Data listing:
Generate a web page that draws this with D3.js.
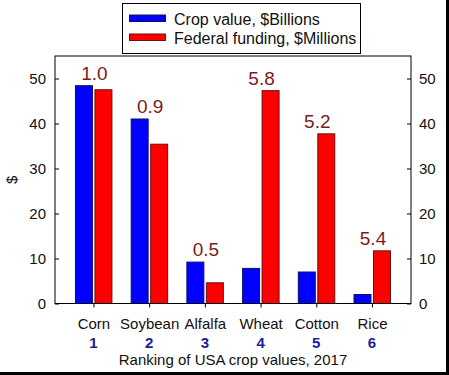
<!DOCTYPE html>
<html lang="en">
<head>
<meta charset="utf-8">
<title>USA crop values and federal funding</title>
<script src="https://d3js.org/d3.v7.min.js"></script>
<style>
body { margin: 0; background: #fff; }
svg text { font-family: Arial, "Liberation Sans", sans-serif; }
</style>
</head>
<body>
<div id="chart"></div>
<script>
// data
var crops = ["Corn", "Soybean", "Alfalfa", "Wheat", "Cotton", "Rice"];
var ranks = [1, 2, 3, 4, 5, 6];
var cropValue = [48.4, 41.0, 9.2, 7.8, 7.0, 2.0];        // $Billions
var fedFunding = [47.5, 35.4, 4.6, 47.3, 37.7, 11.7];     // $Millions
var ratioLabels = ["1.0", "0.9", "0.5", "5.8", "5.2", "5.4"];
var yTicks = [0, 10, 20, 30, 40, 50];
var seriesNames = ["Crop value, $Billions", "Federal funding, $Millions"];

var W = 449, H = 375;
var pLeft = 55, pRight = 411, pTop = 56, pBottom = 303.5;

var svg = d3.select("#chart")
  .append("svg")
  .attr("width", W)
  .attr("height", H);

var x = d3.scaleLinear().domain([0.31, 6.7]).range([pLeft, pRight]);
var y = d3.scaleLinear().domain([0, 55]).range([pBottom, pTop]);

// bars (blue left, red right of each tick)
var bw = x(0.305) - x(0);
svg.selectAll(".blue")
  .data(cropValue)
  .enter().append("rect")
    .attr("x", function(d, i) { return x(ranks[i]) - bw - 1; })
    .attr("y", function(d) { return y(d); })
    .attr("width", bw)
    .attr("height", function(d) { return y(0) - y(d); })
    .attr("fill", "#0000ff")
    .attr("stroke", "#10106a")
    .attr("stroke-width", 1);

svg.selectAll(".red")
  .data(fedFunding)
  .enter().append("rect")
    .attr("x", function(d, i) { return x(ranks[i]) + 1.5; })
    .attr("y", function(d) { return y(d); })
    .attr("width", bw)
    .attr("height", function(d) { return y(0) - y(d); })
    .attr("fill", "#ff0000")
    .attr("stroke", "#6a1010")
    .attr("stroke-width", 1);

// ratio labels above each pair
svg.selectAll(".ratio")
  .data(ratioLabels)
  .enter().append("text")
    .attr("x", function(d, i) { return x(ranks[i]) + 1; })
    .attr("y", function(d, i) { return y(Math.max(cropValue[i], fedFunding[i])) - 6; })
    .attr("text-anchor", "middle")
    .style("font-size", "19px")
    .style("fill", "#7a1c1c")
    .text(function(d) { return d; });

// plot frame
svg.append("rect")
  .attr("x", pLeft).attr("y", pTop)
  .attr("width", pRight - pLeft).attr("height", pBottom - pTop)
  .attr("fill", "none").attr("stroke", "#000").attr("stroke-width", 1);

// left and right axes, ticks pointing inward
var gl = svg.append("g")
  .attr("transform", "translate(" + pLeft + ",0)")
  .call(d3.axisLeft(y).tickValues(yTicks).tickSizeInner(-4).tickSizeOuter(0).tickPadding(9));
var gr = svg.append("g")
  .attr("transform", "translate(" + pRight + ",0)")
  .call(d3.axisRight(y).tickValues(yTicks).tickSizeInner(-4).tickSizeOuter(0).tickPadding(8));
[gl, gr].forEach(function(g) {
  g.select(".domain").remove();
  g.selectAll("text").style("font-size", "15px").style("fill", "#111")
    .style("font-family", "Arial, 'Liberation Sans', sans-serif");
});

// bottom axis with category names
var gb = svg.append("g")
  .attr("transform", "translate(0," + pBottom + ")")
  .call(d3.axisBottom(x).tickValues(ranks).tickSizeInner(4).tickSizeOuter(0)
    .tickFormat(function(d, i) { return crops[i]; }).tickPadding(11));
gb.select(".domain").remove();
gb.selectAll("text").style("font-size", "15px").style("fill", "#111")
  .style("font-family", "Arial, 'Liberation Sans', sans-serif");

// rank numbers
svg.selectAll(".rank")
  .data(ranks)
  .enter().append("text")
    .attr("x", function(d) { return x(d); })
    .attr("y", 348)
    .attr("text-anchor", "middle")
    .style("font-size", "15px")
    .style("font-weight", "bold")
    .style("fill", "#1c1ca0")
    .text(function(d) { return d; });

// axis titles
svg.append("text")
  .attr("x", (pLeft + pRight) / 2)
  .attr("y", 365)
  .attr("text-anchor", "middle")
  .style("font-size", "15px")
  .style("fill", "#111")
  .text("Ranking of USA crop values, 2017");

svg.append("text")
  .attr("transform", "translate(17," + ((pTop + pBottom) / 2) + ") rotate(-90)")
  .attr("text-anchor", "middle")
  .style("font-size", "15px")
  .style("fill", "#111")
  .text("$");

// legend
var lg = svg.append("g");
lg.append("rect")
  .attr("x", 122.5).attr("y", 3.5).attr("width", 238).attr("height", 50)
  .attr("fill", "#fff").attr("stroke", "#000").attr("stroke-width", 1);
var legColors = [["#0000ff", "#10106a"], ["#ff0000", "#6a1010"]];
seriesNames.forEach(function(name, i) {
  lg.append("rect")
    .attr("x", 129.5).attr("y", 15 + i * 19)
    .attr("width", 36).attr("height", 6.5)
    .attr("fill", legColors[i][0]).attr("stroke", legColors[i][1]);
  lg.append("text")
    .attr("x", 174).attr("y", 24.5 + i * 19)
    .style("font-size", "16px")
    .style("fill", "#111")
    .text(name);
});

// image frame on right and bottom
svg.append("rect").attr("x", 446).attr("y", 0).attr("width", 3).attr("height", H).attr("fill", "#000");
svg.append("rect").attr("x", 0).attr("y", 372).attr("width", W).attr("height", 3).attr("fill", "#000");
</script>
</body>
</html>
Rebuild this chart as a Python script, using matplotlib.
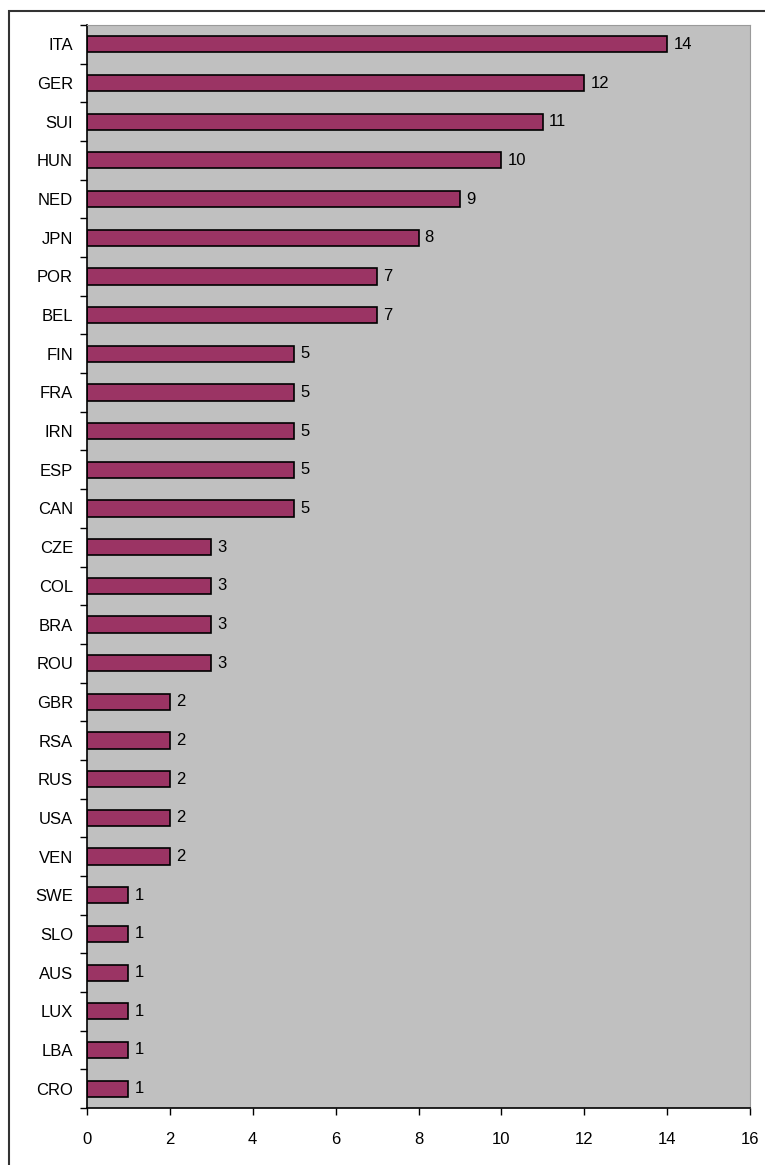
import matplotlib.pyplot as plt
import numpy as np
from matplotlib.patches import Rectangle

countries = ["ITA", "GER", "SUI", "HUN", "NED", "JPN", "POR", "BEL", "FIN", "FRA",
             "IRN", "ESP", "CAN", "CZE", "COL", "BRA", "ROU", "GBR", "RSA", "RUS",
             "USA", "VEN", "SWE", "SLO", "AUS", "LUX", "LBA", "CRO"]
counts = [14, 12, 11, 10, 9, 8, 7, 7, 5, 5,
          5, 5, 5, 3, 3, 3, 3, 2, 2, 2,
          2, 2, 1, 1, 1, 1, 1, 1]

plt.rcParams['font.family'] = ['Liberation Sans', 'DejaVu Sans']

fig = plt.figure(figsize=(7.65, 11.65), dpi=100)
fig.patches.append(Rectangle((9 / 765, -0.1), 1.2, 1 - 11 / 1165 + 0.1,
                             transform=fig.transFigure, fill=False,
                             ec="#333333", lw=1.5))
ax = fig.add_axes([87 / 765, 1 - 1108 / 1165, (750 - 87) / 765, (1108 - 25) / 1165])
ax.set_facecolor("#c0c0c0")

y_pos = np.arange(len(countries))
ax.barh(y_pos, counts, height=0.42, color="#9b3464", ec="black", lw=1.2)
for y, v in zip(y_pos, counts):
    ax.text(v + 0.15, y, str(v), va="center", ha="left", fontsize=12)

ax.set_ylim(len(countries) - 0.5, -0.5)
ax.set_xlim(0, 16)
ax.set_xticks(np.arange(0, 17, 2))
ax.set_yticks(y_pos, labels=countries)
ax.set_yticks(np.arange(-0.5, len(countries), 1), minor=True)
ax.tick_params(axis="y", which="major", length=0, pad=10, labelsize=12)
ax.tick_params(axis="y", which="minor", length=5, width=1)
ax.tick_params(axis="x", length=5, width=1, pad=12, labelsize=12)

for s in ["top", "right"]:
    ax.spines[s].set_color("#9a9a9a")
for s in ["left", "bottom"]:
    ax.spines[s].set_color("black")
    ax.spines[s].set_linewidth(1.2)

fig.savefig("out.png", dpi=100)
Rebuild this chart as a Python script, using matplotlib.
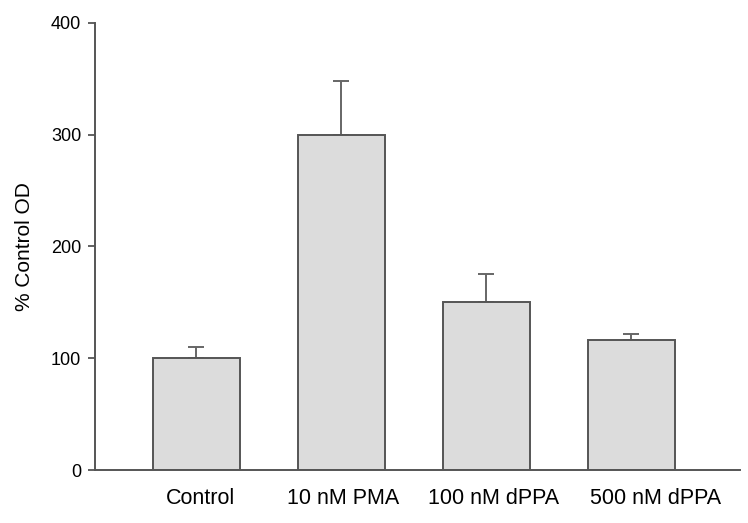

Required work: From the opening line of the listing above through the line bearing "var pLeft = 55, pRight", repeat each line exactly. Drop every picture.

Finished answer:
Generate a web page that draws this with D3.js.
<!DOCTYPE html>
<html lang="en">
<head>
<meta charset="utf-8">
<title>USA crop values and federal funding</title>
<script src="https://d3js.org/d3.v7.min.js"></script>
<style>
body { margin: 0; background: #fff; }
svg text { font-family: Arial, "Liberation Sans", sans-serif; }
</style>
</head>
<body>
<div id="chart"></div>
<script>
// data
var crops = ["Corn", "Soybean", "Alfalfa", "Wheat", "Cotton", "Rice"];
var ranks = [1, 2, 3, 4, 5, 6];
var cropValue = [48.4, 41.0, 9.2, 7.8, 7.0, 2.0];        // $Billions
var fedFunding = [47.5, 35.4, 4.6, 47.3, 37.7, 11.7];     // $Millions
var ratioLabels = ["1.0", "0.9", "0.5", "5.8", "5.2", "5.4"];
var yTicks = [0, 10, 20, 30, 40, 50];
var seriesNames = ["Crop value, $Billions", "Federal funding, $Millions"];

var W = 449, H = 375;
var pLeft = 55, pRight = 411, pTop = 56, pBottom = 303.5;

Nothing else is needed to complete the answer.